Cocos Keeling Islands

Journeys of Aardvarc
Sun 28 Sep 2008 14:10

position 12:05.5S 096:52.8E


6 days at sea and then we arrived in a new paradise. I had never heard of these islands before and it seems no one else has as they are unspoilt and beautiful.


The island have a small community of 600 people, largely previously involved in Coconut farming.

450 are of Malaysian origin and were brought in by the self styled ruler several hundred years ago as cheap labour.

The others are Aussies  who administer the island and are quietly developing tourism.


The turquoise colours of the waters are the best yet and there are fish everywhere..


Yesterday I started to go in off the back of the boat and saw a black-tipped reef shark beneath me, fair enough but then two others appeared, quite big so I decided to delay my dip.


So what do we do in such wonderful surroundings...sun bathing, snorkelling we have been fixing the watermaker!


It developed a major leak, enough to set the engine bilge alarm off.


There had been a smaller slow leak previously which had seized up the bearers on which it stands so before we could do anything we had to dismantle these and then rebuild them.


We replaced the low pressure pump, replaced most of the internal plumbing with suitable modifications using special tools ( hacksaw and hammer!!) and 36 hours later we fired it up and were hit in the face with a high pressure jet of water.  all this time we had spent scrunched up in a very hot area down by the engine. Pleasant though the shower was it meant another partial dismantling.

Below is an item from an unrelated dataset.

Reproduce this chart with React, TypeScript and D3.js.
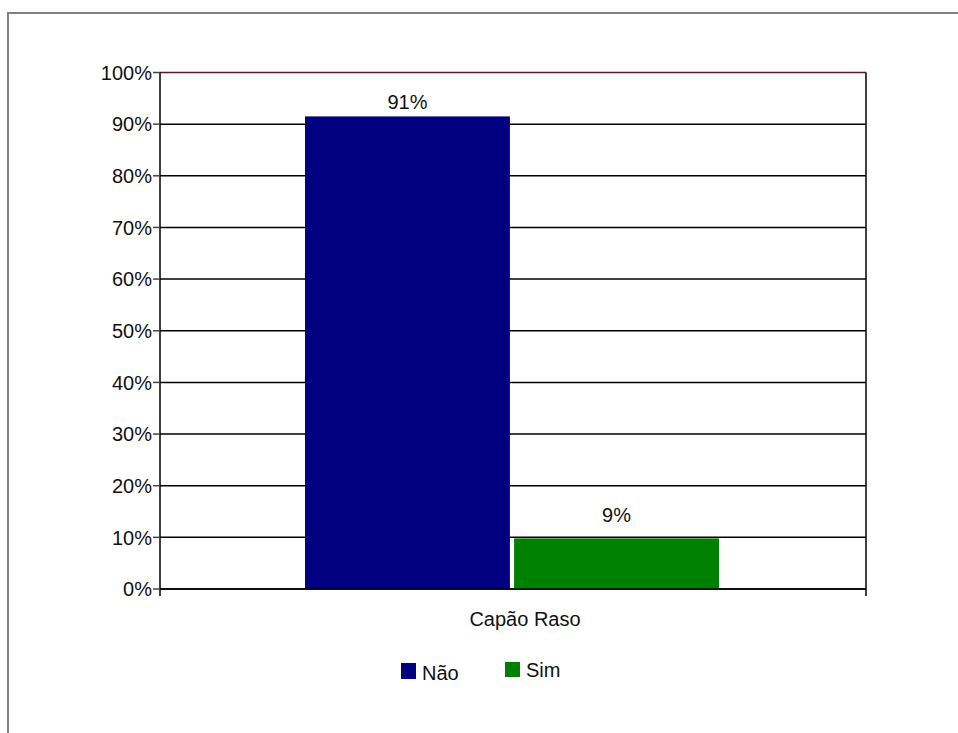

To cut a long story short ( you haven't I hear you say)  ...we fixed it, better than ever and can now make 70 litres of fresh water from sea water every hour.


Yesterday Sam and Robert serviced the generator and the strainers while I was laid up  having sprained my back lifting the watermaker.


We have found time to have beach barbeques in the evenings and on the first night cooked a 3feet long Dorado that we had caught on our way in. Wrapped in aluminium foil, sprinkled with herbs and olive oil and lemon juice...It cooked perfectly and fell off the bone. There was enough for 20 of us to eat.


Today we head out for the next major passage.....2300 miles across the Indian Ocean to Mauritius..should be a fast passage with strongish winds...and hope fully lots of fresh fish.


Sorry about the shortage of photos on this blog but were not able to get internet access ashore so using the limited boat system via satellite.